Dr. Afraa Al Noaimi
When we think of the Olympic Games, we usually think of competition, medals, and national pride. Yet beyond athletic performance, the Olympics are among the most powerful cultural stages in the world. They are moments when nations are not only represented, but interpreted by billions of viewers, often within a matter of minutes.
This was particularly evident during the Milan–Cortina Winter Olympics, where the opening ceremony revealed an important shift: sport is no longer only a field of competition, but a platform for cultural diplomacy. What stood out was not excess or spectacle, but something distinctly Italian fashion used as a cultural language.
The Olympics as a cultural stage
Olympic opening ceremonies are carefully curated performances. They are not neutral celebrations; they are symbolic moments through which host countries communicate who they are and how they wish to be understood.
In Milan–Cortina, Italy did not attempt to reinvent itself. Instead, it leaned into cultural continuity craftsmanship, elegance, and restraint. This choice says a great deal about how cultural influence operates today. Influence is no longer about being the loudest or the most technologically overwhelming; it is about being coherent.
Fashion beyond industry
Fashion is often discussed as an industry or a trend-driven market. In a diplomatic context, however, fashion operates very differently. It becomes a non-verbal language, capable of communicating identity without explanation. Fashion does not argue. It does not persuade directly. It invites recognition.
In a global ceremony watched across cultures and languages, this matters deeply. Fashion bypasses linguistic and political barriers, allowing meaning to circulate with minimal resistance. It engages audiences emotionally and visually, creating familiarity rather than instruction.

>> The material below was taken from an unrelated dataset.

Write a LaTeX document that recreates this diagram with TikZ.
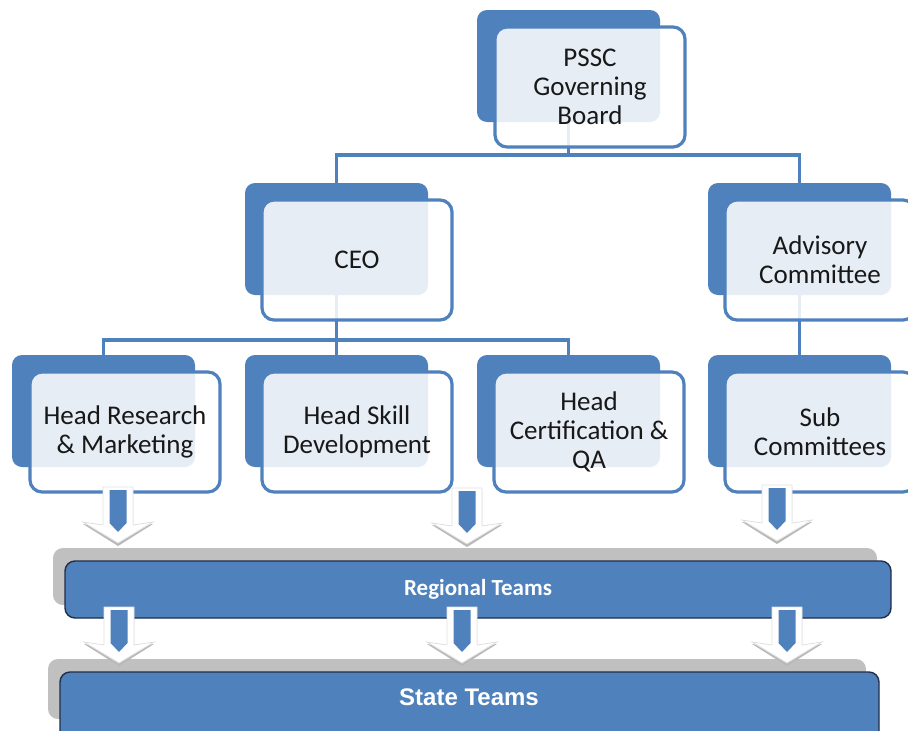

This is precisely why fashion works so effectively in ceremonial diplomacy.
Why Armani matters
The presence of Giorgio Armani in the cultural framing of the Milan–Cortina Olympics was not about celebrity endorsement. Armani represents something deeper in the Italian cultural imagination: discipline, and timeless elegance.
These qualities align seamlessly with diplomatic storytelling. They suggest confidence without arrogance and continuity without nostalgia. In this sense, fashion became a way for Italy to perform its identity rather than explain it.
Sport as carrier, culture as message
Sport brings attention. Culture gives it meaning. The Olympics provide the platform, but it is culture that shapes how a nation is remembered. Milan–Cortina demonstrated this clearly: the sporting event carried the global spotlight, but fashion shaped the narrative.
This is what effective sports diplomacy looks like today, not slogans, campaigns, or overt branding, but carefully embedded cultural signals that feel authentic rather than promotional.
Cultural diplomacy without imposition
The ceremony did not attempt to universalise Italian culture or present it as a model to be adopted. It simply offered it as a presence to be encountered.
This invitation-based approach reflects a mature form of cultural diplomacy, one that respects difference rather than seeking dominance. It acknowledges that influence does not require persuasion, and that recognition is often more powerful than agreement.
Why this matters beyond Italy
The Milan–Cortina case offers valuable lessons for states navigating an increasingly complex global environment. Cultural influence does not require scale or spectacle. It requires clarity of identity, coherence of expression, and confidence in one’s cultural voice.
In an age of geopolitical tension and cultural fatigue, moments like the Olympic opening ceremony remind us that diplomacy can still be practiced through shared experience, symbolism, and cultural memory.
In the end, the Milan–Cortina Olympic opening reminds us that diplomacy does not always arrive through speeches or agreements. Sometimes, it arrives through form, movement, and cultural presence. When sport carries culture and culture is expressed with clarity and restraint, it creates space for recognition rather than persuasion. This is where cultural diplomacy is at its most powerful: not in telling the world who you are, but in allowing the world to understand you.
— Dr. Afraa Al Noaimi is a cultural diplomacy researcher and creative and cultural strategist.